Will all newborn babies soon have corporate sponsorship too? I can just imagine the birth announcements: “John and Sally Palmer and Microsoft are proud to announce the birth of their daughter, Windows Vista Palmer. She was born September 14th, 2007 in Oakland, CA and weighed 7 pounds 4 ounces.”

Fire season

By Dogtown Commoner | Posted at 10:59 pm, September 5th, 2007 | Topic: environment

This is clearest picture I’ve found of the smoke over California:

Smoke over California

With the Lick Fire to the Southeast and the Moonlight Fire to the Northeast, we’re getting it from both ends. Let’s hope the rains come early this year — it’s already been a whopper of a year for wildfires, and it’s only early September…

(Photo is from the Forest Service website here and a Forest Service map showing active fires is here.)

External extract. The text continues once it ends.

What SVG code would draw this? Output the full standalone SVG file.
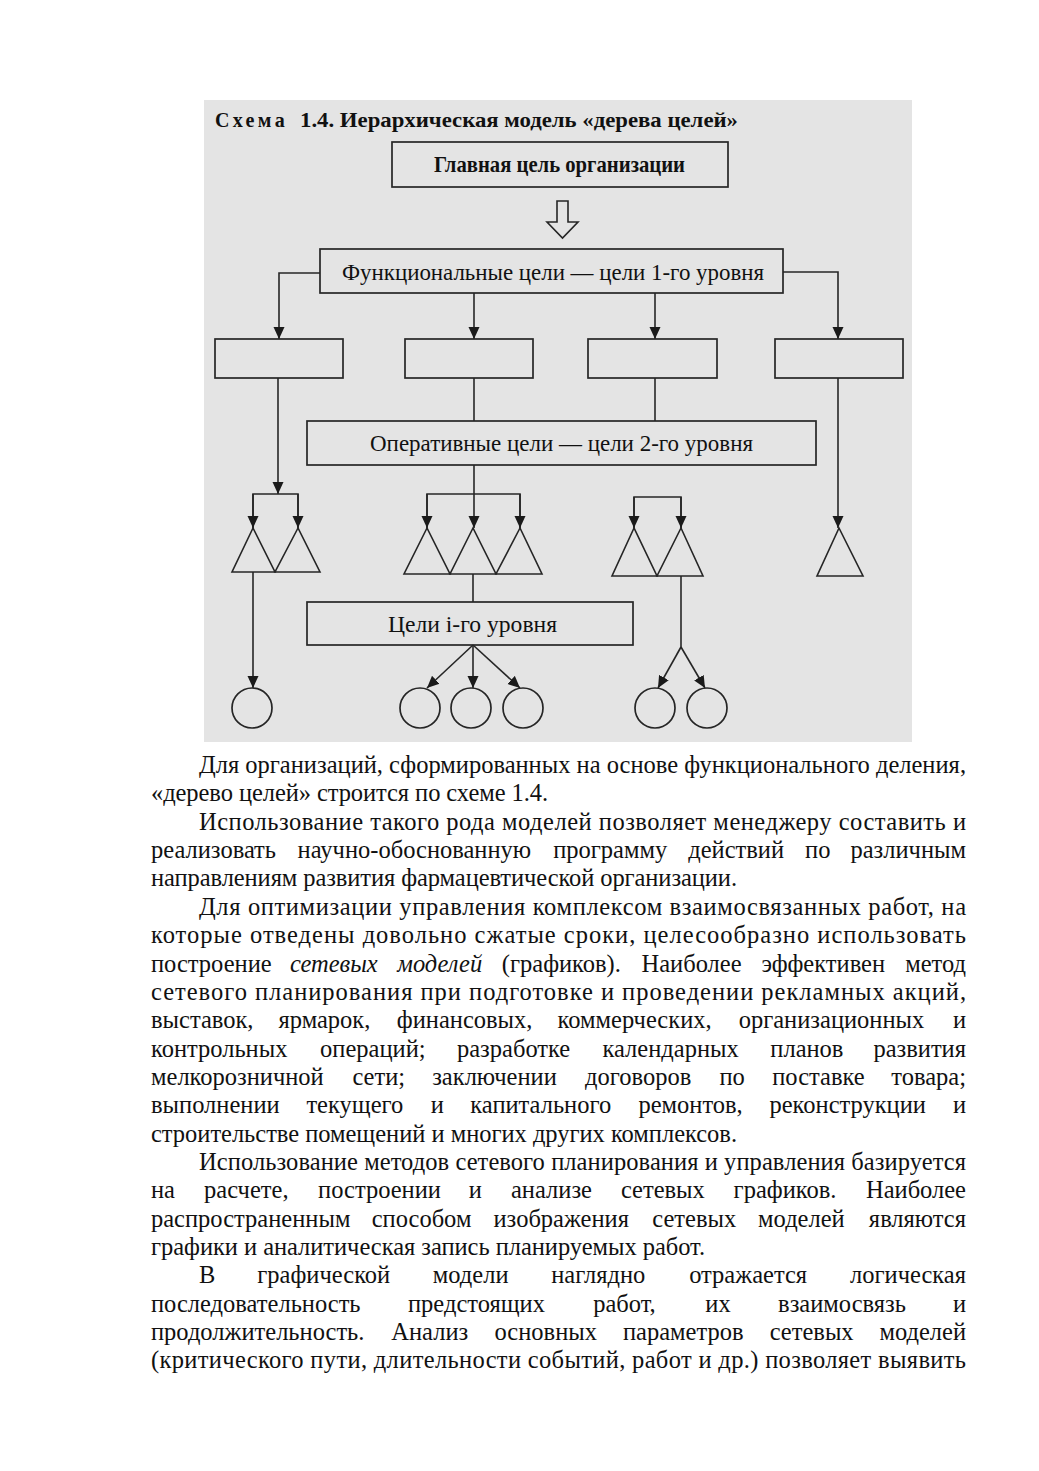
<svg xmlns="http://www.w3.org/2000/svg" width="1039" height="1471" viewBox="0 0 1039 1471">
<style>
.bg{fill:#ffffff}
.scan{fill:#e4e4e4}
.box{fill:none;stroke:#262626;stroke-width:1.7}
.ln{fill:none;stroke:#262626;stroke-width:1.6}
.tri{fill:none;stroke:#262626;stroke-width:1.6;stroke-linejoin:miter}
.circ{fill:none;stroke:#262626;stroke-width:1.7}
.title{font-family:"Liberation Serif","Times New Roman",serif;font-weight:bold;font-size:21px;fill:#111111}
.lbl{font-family:"Liberation Serif","Times New Roman",serif;font-size:24px;fill:#111111}
.lblb{font-family:"Liberation Serif","Times New Roman",serif;font-weight:bold;font-size:23px;fill:#111111}
.body{font-family:"Liberation Serif","Times New Roman",serif;font-size:24.5px;fill:#111111}
.it{font-style:italic}
</style>
<defs>
<marker id="ah" markerUnits="userSpaceOnUse" markerWidth="12" markerHeight="12" viewBox="0 0 12 12" refX="12" refY="6" orient="auto">
<path d="M0,0.5 L12,6 L0,11.5 z" fill="#1a1a1a"/>
</marker>
</defs>
<rect class="bg" x="0" y="0" width="1039" height="1471"/>
<rect class="scan" x="204" y="100" width="708" height="642"/>

<text class="title" x="215" y="127" letter-spacing="3.5" textLength="73" lengthAdjust="spacingAndGlyphs">Схема</text>
<text class="title" x="300" y="127" textLength="438" lengthAdjust="spacingAndGlyphs">1.4. Иерархическая модель «дерева целей»</text>

<g id="connectors">
<polygon class="ln" points="557,201 568,201 568,222 578,222 562.5,238 547,222 557,222"/>
<polyline class="ln" points="320,273 279,273 279,339" marker-end="url(#ah)"/>
<line class="ln" x1="474" y1="293" x2="474" y2="339" marker-end="url(#ah)"/>
<line class="ln" x1="655" y1="293" x2="655" y2="339" marker-end="url(#ah)"/>
<polyline class="ln" points="783,272 838,272 838,339" marker-end="url(#ah)"/>
<line class="ln" x1="278" y1="378" x2="278" y2="494" marker-end="url(#ah)"/>
<polyline class="ln" points="253,528 253,494 298,494 298,528"/>
<line class="ln" x1="253" y1="494" x2="253" y2="528" marker-end="url(#ah)"/>
<line class="ln" x1="298" y1="494" x2="298" y2="528" marker-end="url(#ah)"/>
<line class="ln" x1="474" y1="378" x2="474" y2="421"/>
<line class="ln" x1="655" y1="378" x2="655" y2="421"/>
<line class="ln" x1="474" y1="465" x2="474" y2="494"/>
<polyline class="ln" points="427,528 427,494 520,494 520,528"/>
<line class="ln" x1="427" y1="494" x2="427" y2="528" marker-end="url(#ah)"/>
<line class="ln" x1="474" y1="494" x2="474" y2="528" marker-end="url(#ah)"/>
<line class="ln" x1="520" y1="494" x2="520" y2="528" marker-end="url(#ah)"/>
<polyline class="ln" points="634,528 634,497 681,497 681,528"/>
<line class="ln" x1="634" y1="497" x2="634" y2="528" marker-end="url(#ah)"/>
<line class="ln" x1="681" y1="497" x2="681" y2="528" marker-end="url(#ah)"/>
<line class="ln" x1="838" y1="378" x2="838" y2="528" marker-end="url(#ah)"/>
<line class="ln" x1="253" y1="572" x2="253" y2="688" marker-end="url(#ah)"/>
<line class="ln" x1="473" y1="574" x2="473" y2="602"/>
<line class="ln" x1="473" y1="645" x2="427" y2="688" marker-end="url(#ah)"/>
<line class="ln" x1="473" y1="645" x2="473" y2="688" marker-end="url(#ah)"/>
<line class="ln" x1="473" y1="645" x2="520" y2="688" marker-end="url(#ah)"/>
<line class="ln" x1="681" y1="576" x2="681" y2="647"/>
<line class="ln" x1="681" y1="647" x2="658" y2="688" marker-end="url(#ah)"/>
<line class="ln" x1="681" y1="647" x2="705" y2="688" marker-end="url(#ah)"/>
</g>

<g id="main-goal">
<rect class="box" x="392" y="142" width="336" height="45"/>
<text class="lblb" x="434" y="172" textLength="251" lengthAdjust="spacingAndGlyphs">Главная цель организации</text>
</g>
<g id="functional-goals">
<rect class="box" x="320" y="249" width="463" height="44"/>
<text class="lbl" x="342" y="280" textLength="422" lengthAdjust="spacingAndGlyphs">Функциональные цели — цели 1-го уровня</text>
</g>
<g id="func-box-1"><rect class="box" x="215" y="339" width="128" height="39"/></g>
<g id="func-box-2"><rect class="box" x="405" y="339" width="128" height="39"/></g>
<g id="func-box-3"><rect class="box" x="588" y="339" width="129" height="39"/></g>
<g id="func-box-4"><rect class="box" x="775" y="339" width="128" height="39"/></g>
<g id="operative-goals">
<rect class="box" x="307" y="421" width="509" height="44"/>
<text class="lbl" x="370" y="451" textLength="383" lengthAdjust="spacingAndGlyphs">Оперативные цели — цели 2-го уровня</text>
</g>
<g id="triangles-1">
<polygon class="tri" points="253,528 232,572 275,572"/>
<polygon class="tri" points="298,528 275,572 320,572"/>
</g>
<g id="triangles-2">
<polygon class="tri" points="427,528 404,574 450,574"/>
<polygon class="tri" points="473,528 450,574 496,574"/>
<polygon class="tri" points="520,528 496,574 542,574"/>
</g>
<g id="triangles-3">
<polygon class="tri" points="634,528 612,576 657,576"/>
<polygon class="tri" points="681,528 657,576 703,576"/>
</g>
<g id="triangles-4">
<polygon class="tri" points="839,528 817,576 863,576"/>
</g>
<g id="i-level-goals">
<rect class="box" x="307" y="602" width="326" height="43"/>
<text class="lbl" x="388" y="632" textLength="169" lengthAdjust="spacingAndGlyphs">Цели i-го уровня</text>
</g>
<g id="leaves">
<circle class="circ" cx="252" cy="708" r="20"/>
<circle class="circ" cx="420" cy="708" r="20"/>
<circle class="circ" cx="471" cy="708" r="20"/>
<circle class="circ" cx="523" cy="708" r="20"/>
<circle class="circ" cx="655" cy="708" r="20"/>
<circle class="circ" cx="707" cy="708" r="20"/>
</g>

<g id="body-text">
<text class="body" x="199" y="773" textLength="767" lengthAdjust="spacing">Для организаций, сформированных на основе функционального деления,</text>
<text class="body" x="151" y="801.4" textLength="397" lengthAdjust="spacing">«дерево целей» строится по схеме 1.4.</text>
<text class="body" x="199" y="829.7" textLength="767" lengthAdjust="spacing">Использование такого рода моделей позволяет менеджеру составить и</text>
<text class="body" y="858.1"><tspan x="151">реализовать</tspan><tspan x="297.6">научно-обоснованную</tspan><tspan x="553.2">программу</tspan><tspan x="688.2">действий</tspan><tspan x="805.1">по</tspan></text>
<text class="body" x="966" y="858.1" text-anchor="end">различным</text>
<text class="body" x="151" y="886.4" textLength="586" lengthAdjust="spacing">направлениям развития фармацевтической организации.</text>
<text class="body" x="199" y="914.8" textLength="767" lengthAdjust="spacing">Для оптимизации управления комплексом взаимосвязанных работ, на</text>
<text class="body" x="151" y="943.1" textLength="815" lengthAdjust="spacing">которые отведены довольно сжатые сроки, целесообразно использовать</text>
<text class="body" y="971.5"><tspan x="151">построение</tspan><tspan class="it" x="289.9">сетевых</tspan><tspan class="it" x="397.3">моделей</tspan><tspan x="501.8">(графиков).</tspan><tspan x="641.5">Наиболее</tspan><tspan x="761.4">эффективен</tspan></text>
<text class="body" x="966" y="971.5" text-anchor="end">метод</text>
<text class="body" x="151" y="999.8" textLength="815" lengthAdjust="spacing">сетевого планирования при подготовке и проведении рекламных акций,</text>
<text class="body" y="1028.2"><tspan x="151">выставок,</tspan><tspan x="278.5">ярмарок,</tspan><tspan x="396.8">финансовых,</tspan><tspan x="557.6">коммерческих,</tspan><tspan x="738.7">организационных</tspan></text>
<text class="body" x="966" y="1028.2" text-anchor="end">и</text>
<text class="body" y="1056.5"><tspan x="151">контрольных</tspan><tspan x="320.1">операций;</tspan><tspan x="457">разработке</tspan><tspan x="602.5">календарных</tspan><tspan x="770.3">планов</tspan></text>
<text class="body" x="966" y="1056.5" text-anchor="end">развития</text>
<text class="body" y="1084.9"><tspan x="151">мелкорозничной</tspan><tspan x="352.4">сети;</tspan><tspan x="432.2">заключении</tspan><tspan x="585.1">договоров</tspan><tspan x="719.4">по</tspan><tspan x="772.2">поставке</tspan></text>
<text class="body" x="966" y="1084.9" text-anchor="end">товара;</text>
<text class="body" y="1113.2"><tspan x="151">выполнении</tspan><tspan x="306.4">текущего</tspan><tspan x="430.7">и</tspan><tspan x="470.3">капитального</tspan><tspan x="638.4">ремонтов,</tspan><tspan x="769.5">реконструкции</tspan></text>
<text class="body" x="966" y="1113.2" text-anchor="end">и</text>
<text class="body" x="151" y="1141.6" textLength="586" lengthAdjust="spacing">строительстве помещений и многих других комплексов.</text>
<text class="body" x="199" y="1169.9" textLength="767" lengthAdjust="spacing">Использование методов сетевого планирования и управления базируется</text>
<text class="body" y="1198.3"><tspan x="151">на</tspan><tspan x="204.1">расчете,</tspan><tspan x="318.1">построении</tspan><tspan x="468.8">и</tspan><tspan x="511">анализе</tspan><tspan x="620.9">сетевых</tspan><tspan x="733.6">графиков.</tspan></text>
<text class="body" x="966" y="1198.3" text-anchor="end">Наиболее</text>
<text class="body" y="1226.6"><tspan x="151">распространенным</tspan><tspan x="371.7">способом</tspan><tspan x="493.5">изображения</tspan><tspan x="652.3">сетевых</tspan><tspan x="758.1">моделей</tspan></text>
<text class="body" x="966" y="1226.6" text-anchor="end">являются</text>
<text class="body" x="151" y="1255" textLength="554" lengthAdjust="spacing">графики и аналитическая запись планируемых работ.</text>
<text class="body" y="1283.3"><tspan x="199">В</tspan><tspan x="257.3">графической</tspan><tspan x="432.8">модели</tspan><tspan x="551.2">наглядно</tspan><tspan x="689.2">отражается</tspan></text>
<text class="body" x="966" y="1283.3" text-anchor="end">логическая</text>
<text class="body" y="1311.7"><tspan x="151">последовательность</tspan><tspan x="408">предстоящих</tspan><tspan x="593.2">работ,</tspan><tspan x="705.3">их</tspan><tspan x="778.1">взаимосвязь</tspan></text>
<text class="body" x="966" y="1311.7" text-anchor="end">и</text>
<text class="body" y="1340"><tspan x="151">продолжительность.</tspan><tspan x="391.3">Анализ</tspan><tspan x="494.5">основных</tspan><tspan x="622.9">параметров</tspan><tspan x="769.7">сетевых</tspan></text>
<text class="body" x="966" y="1340" text-anchor="end">моделей</text>
<text class="body" x="151" y="1368.4" textLength="815" lengthAdjust="spacing">(критического пути, длительности событий, работ и др.) позволяет выявить</text>
</g>
</svg>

News Flash: Bay Bridge Closes, but World Does Not End

By Dogtown Commoner | Posted at 11:13 pm, September 3rd, 2007 | Topic: transportation, environment, cities, oakland

Contrary to predictions of gridlock, mass confusion and worse, Bay Area residents coped just fine with no Bay Bridge over the long weekend. As the SF Chronicle says:

This weekend’s closure tested people’s ability to get around without the major connection between San Francisco and the East Bay. Although there were scattered traffic backups, people appeared to heed the call to stay off the roads and take public transit.

Caltrans officials mounted a nearly $1 million publicity campaign warning motorists as far away as Southern California of the closure and urging Bay Area drivers to take public transit or expect delays along alternate routes. The agency also subsidized overnight BART service and extra ferry runs.

While official ridership figures are not yet available, it’s clear that transit was popular. BART carried huge loads all weekend, and large crowds were reported on ferry systems as well.

“We’ve pretty much shattered every ridership record we have,” said BART spokesman Linton Johnson. “Weekday, weekend, all ridership records we have look like they’ve been broken.”

The past record for daily ridership is 381,200, which was set June 13 when there was a Police concert at the Coliseum in Oakland. The previous Saturday mark was March 3, when 229,583 people rode. The Sunday record was June 24, when 196,000 showed up, many drawn by the gay pride parade in San Francisco.

None of this should come as a surprise.